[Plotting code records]
[Start]
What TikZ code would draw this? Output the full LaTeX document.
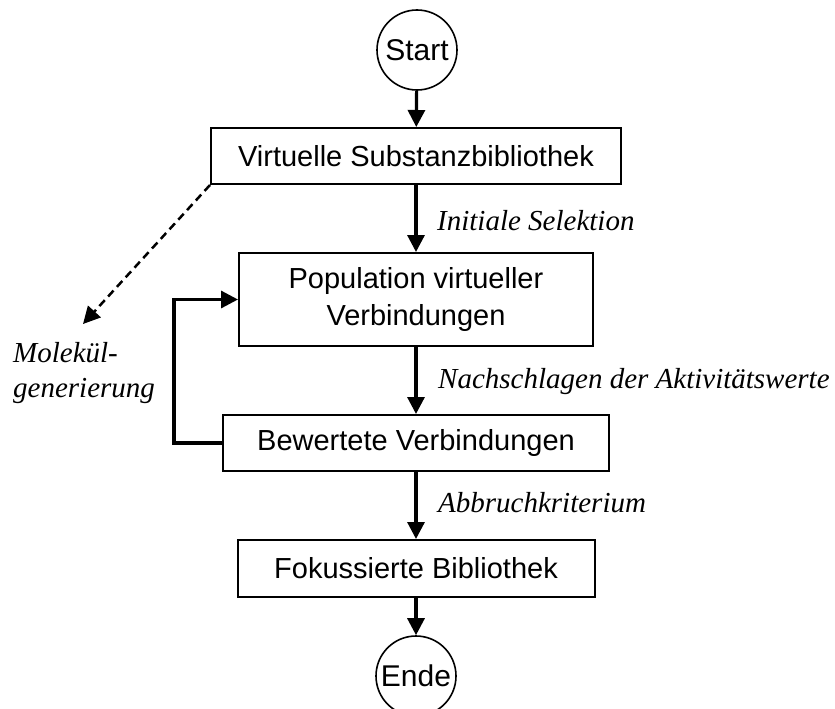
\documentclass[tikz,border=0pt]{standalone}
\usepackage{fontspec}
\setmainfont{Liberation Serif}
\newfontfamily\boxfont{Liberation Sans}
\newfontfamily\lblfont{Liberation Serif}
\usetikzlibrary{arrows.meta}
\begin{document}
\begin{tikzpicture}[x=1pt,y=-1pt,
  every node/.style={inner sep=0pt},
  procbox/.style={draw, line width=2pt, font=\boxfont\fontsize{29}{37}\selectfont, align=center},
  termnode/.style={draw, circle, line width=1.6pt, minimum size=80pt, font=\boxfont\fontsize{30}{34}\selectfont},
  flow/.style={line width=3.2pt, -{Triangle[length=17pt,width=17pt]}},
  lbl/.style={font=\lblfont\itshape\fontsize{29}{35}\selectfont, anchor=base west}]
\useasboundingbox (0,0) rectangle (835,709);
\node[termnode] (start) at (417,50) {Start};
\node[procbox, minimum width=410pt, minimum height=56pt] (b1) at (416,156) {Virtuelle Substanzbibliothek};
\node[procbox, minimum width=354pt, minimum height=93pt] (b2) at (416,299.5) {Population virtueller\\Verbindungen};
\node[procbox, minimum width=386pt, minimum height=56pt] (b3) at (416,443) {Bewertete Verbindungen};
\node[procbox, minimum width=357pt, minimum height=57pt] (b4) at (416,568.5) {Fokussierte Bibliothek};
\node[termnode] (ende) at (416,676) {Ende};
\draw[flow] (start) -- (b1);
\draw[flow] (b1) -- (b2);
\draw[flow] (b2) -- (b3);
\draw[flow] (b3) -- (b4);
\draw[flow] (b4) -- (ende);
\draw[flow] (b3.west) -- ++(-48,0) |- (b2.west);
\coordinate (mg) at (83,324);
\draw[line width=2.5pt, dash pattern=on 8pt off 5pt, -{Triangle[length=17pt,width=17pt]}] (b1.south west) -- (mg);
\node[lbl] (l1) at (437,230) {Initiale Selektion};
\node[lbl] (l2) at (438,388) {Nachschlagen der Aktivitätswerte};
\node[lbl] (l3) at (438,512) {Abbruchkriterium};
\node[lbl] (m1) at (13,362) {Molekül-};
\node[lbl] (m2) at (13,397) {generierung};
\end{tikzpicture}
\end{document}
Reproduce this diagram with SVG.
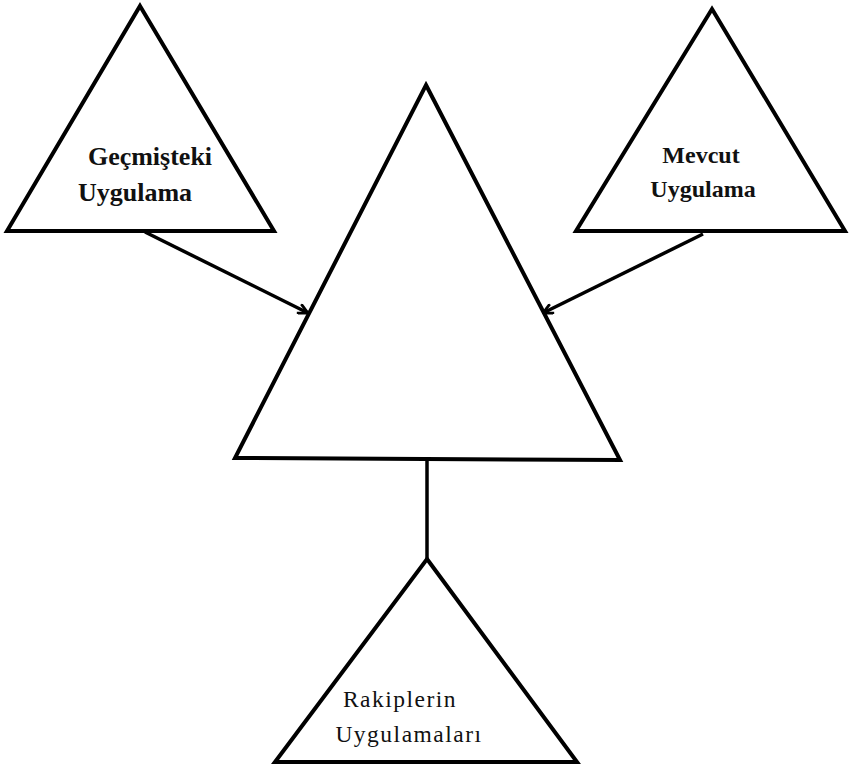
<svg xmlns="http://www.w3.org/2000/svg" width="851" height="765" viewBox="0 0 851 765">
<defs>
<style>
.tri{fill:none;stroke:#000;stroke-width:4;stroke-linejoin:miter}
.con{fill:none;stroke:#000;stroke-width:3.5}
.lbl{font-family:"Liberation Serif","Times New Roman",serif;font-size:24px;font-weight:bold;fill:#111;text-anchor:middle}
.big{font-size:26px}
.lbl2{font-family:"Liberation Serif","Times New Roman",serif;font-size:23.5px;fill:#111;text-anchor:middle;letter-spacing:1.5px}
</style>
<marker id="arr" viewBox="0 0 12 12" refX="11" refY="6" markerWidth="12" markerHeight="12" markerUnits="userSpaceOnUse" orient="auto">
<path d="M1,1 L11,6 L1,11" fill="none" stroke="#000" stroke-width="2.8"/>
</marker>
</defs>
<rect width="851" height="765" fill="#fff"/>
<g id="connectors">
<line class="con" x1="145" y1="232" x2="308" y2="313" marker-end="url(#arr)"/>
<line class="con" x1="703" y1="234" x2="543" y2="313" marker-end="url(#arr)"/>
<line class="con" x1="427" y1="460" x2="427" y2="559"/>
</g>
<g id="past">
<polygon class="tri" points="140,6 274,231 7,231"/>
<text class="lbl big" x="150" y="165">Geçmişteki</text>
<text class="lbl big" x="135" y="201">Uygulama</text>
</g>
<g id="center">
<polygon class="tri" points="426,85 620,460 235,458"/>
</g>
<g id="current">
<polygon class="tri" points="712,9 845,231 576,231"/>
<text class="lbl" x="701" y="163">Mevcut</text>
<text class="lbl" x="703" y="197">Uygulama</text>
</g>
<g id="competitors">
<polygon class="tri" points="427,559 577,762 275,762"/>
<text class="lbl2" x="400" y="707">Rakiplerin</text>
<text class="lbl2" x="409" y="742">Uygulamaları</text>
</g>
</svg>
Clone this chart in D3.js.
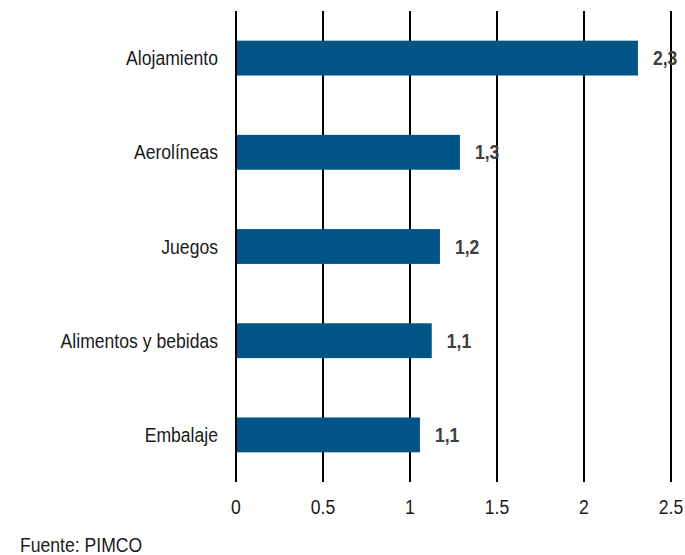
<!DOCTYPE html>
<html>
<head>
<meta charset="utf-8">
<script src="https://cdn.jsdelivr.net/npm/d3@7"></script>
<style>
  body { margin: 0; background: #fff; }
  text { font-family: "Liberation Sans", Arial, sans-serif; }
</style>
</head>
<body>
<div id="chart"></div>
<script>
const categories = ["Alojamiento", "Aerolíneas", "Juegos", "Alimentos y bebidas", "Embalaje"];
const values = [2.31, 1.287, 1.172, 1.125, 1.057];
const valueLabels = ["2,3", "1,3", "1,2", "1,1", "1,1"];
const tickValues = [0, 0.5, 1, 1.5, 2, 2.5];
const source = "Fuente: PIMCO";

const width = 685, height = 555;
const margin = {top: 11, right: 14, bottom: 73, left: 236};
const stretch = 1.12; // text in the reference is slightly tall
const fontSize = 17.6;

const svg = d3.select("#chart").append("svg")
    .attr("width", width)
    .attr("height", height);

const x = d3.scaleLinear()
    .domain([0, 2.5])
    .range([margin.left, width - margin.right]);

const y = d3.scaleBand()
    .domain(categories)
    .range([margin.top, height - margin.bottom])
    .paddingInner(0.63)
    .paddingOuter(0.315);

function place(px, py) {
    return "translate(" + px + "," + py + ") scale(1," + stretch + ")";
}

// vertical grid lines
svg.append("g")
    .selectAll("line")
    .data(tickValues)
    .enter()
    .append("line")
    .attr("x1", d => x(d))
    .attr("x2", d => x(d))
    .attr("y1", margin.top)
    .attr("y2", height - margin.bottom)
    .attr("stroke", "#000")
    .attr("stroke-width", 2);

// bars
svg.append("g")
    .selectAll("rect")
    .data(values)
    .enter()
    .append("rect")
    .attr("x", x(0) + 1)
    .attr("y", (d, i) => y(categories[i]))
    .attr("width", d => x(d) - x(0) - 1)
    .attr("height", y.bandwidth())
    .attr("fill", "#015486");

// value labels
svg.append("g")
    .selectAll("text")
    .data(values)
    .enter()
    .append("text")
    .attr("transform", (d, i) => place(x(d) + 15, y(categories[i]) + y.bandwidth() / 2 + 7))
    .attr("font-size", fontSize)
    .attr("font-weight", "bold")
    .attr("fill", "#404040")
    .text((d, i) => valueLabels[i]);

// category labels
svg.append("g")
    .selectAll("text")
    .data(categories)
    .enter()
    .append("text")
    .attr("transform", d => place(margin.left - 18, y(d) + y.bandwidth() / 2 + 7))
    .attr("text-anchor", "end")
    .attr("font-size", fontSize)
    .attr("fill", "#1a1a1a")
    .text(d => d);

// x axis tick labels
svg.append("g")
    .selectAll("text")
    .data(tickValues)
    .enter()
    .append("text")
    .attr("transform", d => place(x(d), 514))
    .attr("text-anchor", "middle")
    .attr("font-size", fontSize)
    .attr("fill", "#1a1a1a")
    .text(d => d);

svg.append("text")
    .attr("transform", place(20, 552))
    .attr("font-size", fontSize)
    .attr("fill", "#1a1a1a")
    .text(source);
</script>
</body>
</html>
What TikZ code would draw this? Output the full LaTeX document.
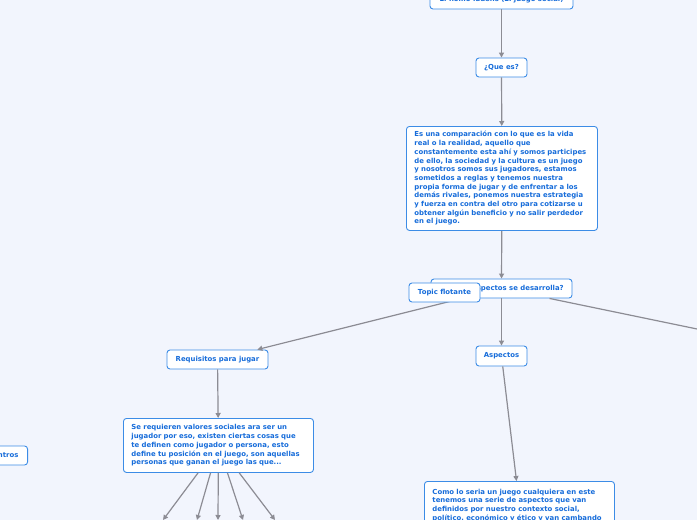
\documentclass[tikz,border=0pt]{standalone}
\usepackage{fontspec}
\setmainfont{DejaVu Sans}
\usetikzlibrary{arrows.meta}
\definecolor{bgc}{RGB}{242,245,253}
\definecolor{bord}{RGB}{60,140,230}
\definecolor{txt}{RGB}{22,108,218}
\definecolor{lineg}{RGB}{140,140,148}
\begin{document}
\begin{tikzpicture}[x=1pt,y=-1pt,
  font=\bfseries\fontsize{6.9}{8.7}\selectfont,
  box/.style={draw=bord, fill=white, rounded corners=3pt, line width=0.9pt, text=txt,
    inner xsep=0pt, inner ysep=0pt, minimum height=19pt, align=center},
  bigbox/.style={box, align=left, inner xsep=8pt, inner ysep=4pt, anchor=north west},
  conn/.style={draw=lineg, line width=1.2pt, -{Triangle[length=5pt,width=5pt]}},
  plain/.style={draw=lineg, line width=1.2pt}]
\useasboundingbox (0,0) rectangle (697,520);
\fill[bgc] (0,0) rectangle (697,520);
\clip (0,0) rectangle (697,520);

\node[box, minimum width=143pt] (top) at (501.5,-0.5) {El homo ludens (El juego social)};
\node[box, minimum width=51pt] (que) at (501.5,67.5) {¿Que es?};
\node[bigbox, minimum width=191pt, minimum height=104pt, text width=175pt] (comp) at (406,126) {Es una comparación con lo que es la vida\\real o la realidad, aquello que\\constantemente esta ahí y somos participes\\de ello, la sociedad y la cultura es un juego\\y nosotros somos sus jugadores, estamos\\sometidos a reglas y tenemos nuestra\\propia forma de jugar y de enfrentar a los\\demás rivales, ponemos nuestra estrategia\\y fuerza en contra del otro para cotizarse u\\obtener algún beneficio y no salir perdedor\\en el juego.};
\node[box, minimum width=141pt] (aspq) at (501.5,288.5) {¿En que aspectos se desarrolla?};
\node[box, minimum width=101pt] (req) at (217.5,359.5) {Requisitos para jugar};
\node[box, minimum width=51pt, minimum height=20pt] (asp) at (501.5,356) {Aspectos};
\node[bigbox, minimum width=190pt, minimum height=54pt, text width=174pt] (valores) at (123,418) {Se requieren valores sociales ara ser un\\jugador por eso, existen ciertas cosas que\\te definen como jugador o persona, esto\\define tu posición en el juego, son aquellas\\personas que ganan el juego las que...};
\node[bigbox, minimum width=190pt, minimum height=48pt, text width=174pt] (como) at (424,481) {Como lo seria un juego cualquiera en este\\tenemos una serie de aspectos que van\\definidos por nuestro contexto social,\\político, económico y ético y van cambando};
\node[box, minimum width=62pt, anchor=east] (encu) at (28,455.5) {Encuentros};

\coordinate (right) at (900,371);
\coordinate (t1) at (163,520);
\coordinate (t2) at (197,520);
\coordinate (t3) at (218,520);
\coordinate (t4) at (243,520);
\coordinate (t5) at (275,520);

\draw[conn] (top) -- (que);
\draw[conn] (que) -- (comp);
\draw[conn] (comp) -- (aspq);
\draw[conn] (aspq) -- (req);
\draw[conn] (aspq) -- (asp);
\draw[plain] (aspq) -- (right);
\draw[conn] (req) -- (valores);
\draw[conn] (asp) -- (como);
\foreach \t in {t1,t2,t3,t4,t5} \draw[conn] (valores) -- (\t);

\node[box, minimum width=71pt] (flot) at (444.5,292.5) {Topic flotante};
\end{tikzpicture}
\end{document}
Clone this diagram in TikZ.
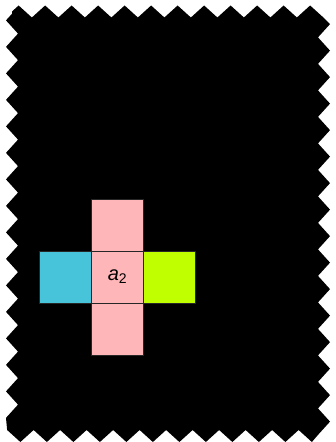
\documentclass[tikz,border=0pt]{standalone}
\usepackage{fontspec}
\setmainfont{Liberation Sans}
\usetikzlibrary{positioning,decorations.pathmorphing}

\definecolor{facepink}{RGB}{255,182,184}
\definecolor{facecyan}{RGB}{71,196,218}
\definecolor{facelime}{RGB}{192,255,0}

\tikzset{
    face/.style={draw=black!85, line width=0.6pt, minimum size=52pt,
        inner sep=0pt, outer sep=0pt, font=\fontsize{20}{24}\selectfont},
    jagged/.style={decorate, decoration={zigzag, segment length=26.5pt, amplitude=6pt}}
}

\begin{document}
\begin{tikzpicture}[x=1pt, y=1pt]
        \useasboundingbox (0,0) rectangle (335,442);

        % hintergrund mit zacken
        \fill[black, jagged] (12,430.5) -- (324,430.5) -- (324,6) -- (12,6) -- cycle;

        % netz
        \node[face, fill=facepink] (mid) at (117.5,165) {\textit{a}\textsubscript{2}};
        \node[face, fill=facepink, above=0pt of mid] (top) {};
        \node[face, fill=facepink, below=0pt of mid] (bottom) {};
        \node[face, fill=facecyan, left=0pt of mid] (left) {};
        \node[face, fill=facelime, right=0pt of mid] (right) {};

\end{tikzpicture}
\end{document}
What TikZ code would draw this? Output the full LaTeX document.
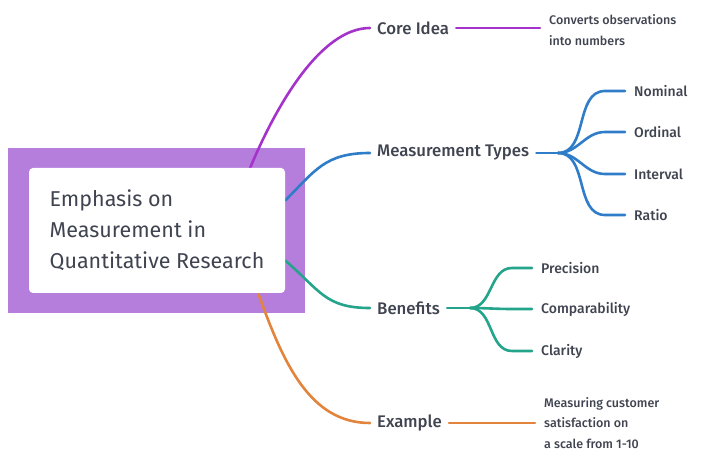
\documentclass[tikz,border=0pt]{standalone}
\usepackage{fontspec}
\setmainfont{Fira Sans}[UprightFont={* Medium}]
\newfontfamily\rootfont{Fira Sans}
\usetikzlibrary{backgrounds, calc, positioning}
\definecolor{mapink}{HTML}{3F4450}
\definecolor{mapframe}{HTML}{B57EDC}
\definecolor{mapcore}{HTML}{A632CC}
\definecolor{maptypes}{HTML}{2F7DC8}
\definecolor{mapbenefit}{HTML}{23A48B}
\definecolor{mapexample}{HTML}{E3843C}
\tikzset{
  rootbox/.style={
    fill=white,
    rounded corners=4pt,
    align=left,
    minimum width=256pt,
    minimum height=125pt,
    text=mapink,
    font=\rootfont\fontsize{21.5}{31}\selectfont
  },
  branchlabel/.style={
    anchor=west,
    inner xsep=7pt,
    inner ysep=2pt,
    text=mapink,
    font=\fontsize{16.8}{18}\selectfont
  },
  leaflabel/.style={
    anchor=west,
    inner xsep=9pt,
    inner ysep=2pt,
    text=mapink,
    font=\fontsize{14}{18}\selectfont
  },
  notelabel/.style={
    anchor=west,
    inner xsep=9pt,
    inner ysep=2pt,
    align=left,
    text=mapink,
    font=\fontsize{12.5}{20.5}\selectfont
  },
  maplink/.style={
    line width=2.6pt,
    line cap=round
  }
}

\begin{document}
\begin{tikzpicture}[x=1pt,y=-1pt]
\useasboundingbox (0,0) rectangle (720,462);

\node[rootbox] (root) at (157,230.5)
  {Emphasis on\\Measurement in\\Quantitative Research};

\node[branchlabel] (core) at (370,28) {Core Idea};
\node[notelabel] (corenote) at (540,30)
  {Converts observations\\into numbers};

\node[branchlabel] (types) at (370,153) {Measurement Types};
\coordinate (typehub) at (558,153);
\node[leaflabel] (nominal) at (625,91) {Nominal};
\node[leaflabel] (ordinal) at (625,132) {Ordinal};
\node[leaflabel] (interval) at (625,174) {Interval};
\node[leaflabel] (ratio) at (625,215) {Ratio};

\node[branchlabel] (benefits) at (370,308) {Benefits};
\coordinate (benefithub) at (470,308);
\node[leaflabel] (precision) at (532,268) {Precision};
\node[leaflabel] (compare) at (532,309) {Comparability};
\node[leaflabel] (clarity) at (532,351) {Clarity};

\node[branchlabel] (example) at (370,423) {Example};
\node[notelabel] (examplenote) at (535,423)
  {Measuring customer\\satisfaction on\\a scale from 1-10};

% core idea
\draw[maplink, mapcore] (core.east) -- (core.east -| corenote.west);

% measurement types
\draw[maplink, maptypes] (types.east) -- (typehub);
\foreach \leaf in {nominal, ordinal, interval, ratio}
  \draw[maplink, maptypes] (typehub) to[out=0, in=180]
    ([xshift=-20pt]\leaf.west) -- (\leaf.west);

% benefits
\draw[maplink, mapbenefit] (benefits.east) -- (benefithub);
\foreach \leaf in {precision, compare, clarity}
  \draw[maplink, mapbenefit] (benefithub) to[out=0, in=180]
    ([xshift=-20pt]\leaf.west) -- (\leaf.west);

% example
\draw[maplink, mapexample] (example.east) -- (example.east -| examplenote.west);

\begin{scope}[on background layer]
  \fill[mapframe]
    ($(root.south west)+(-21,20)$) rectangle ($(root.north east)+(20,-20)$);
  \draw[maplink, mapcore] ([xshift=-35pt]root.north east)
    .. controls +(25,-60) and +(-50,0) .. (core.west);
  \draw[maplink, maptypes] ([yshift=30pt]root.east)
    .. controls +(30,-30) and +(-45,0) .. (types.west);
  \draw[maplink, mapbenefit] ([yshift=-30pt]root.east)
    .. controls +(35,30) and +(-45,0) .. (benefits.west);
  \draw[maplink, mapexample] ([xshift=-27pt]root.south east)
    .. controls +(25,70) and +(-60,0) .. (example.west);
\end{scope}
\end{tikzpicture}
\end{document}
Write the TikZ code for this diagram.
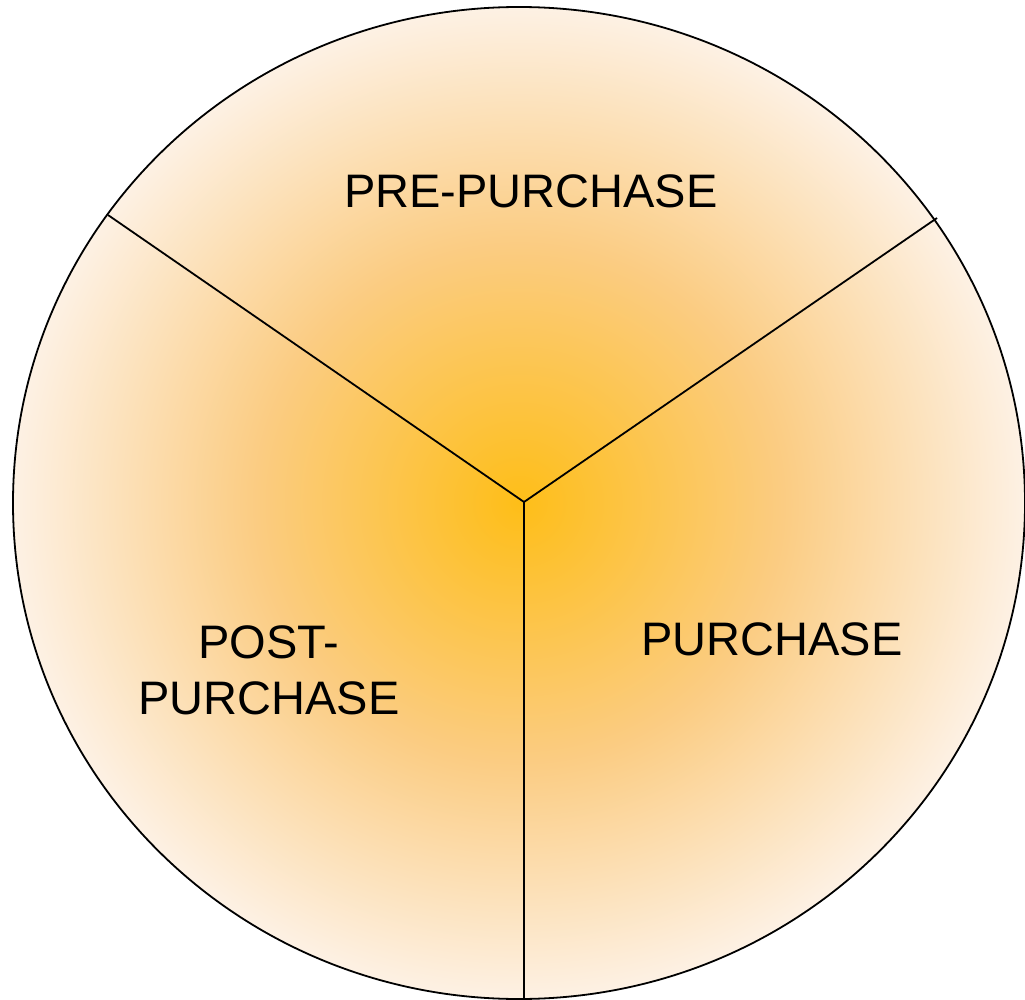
[End]
Instructions for the task: Return only the number of lines in the preceding records that contain the string "diagram".

Problem solution: 3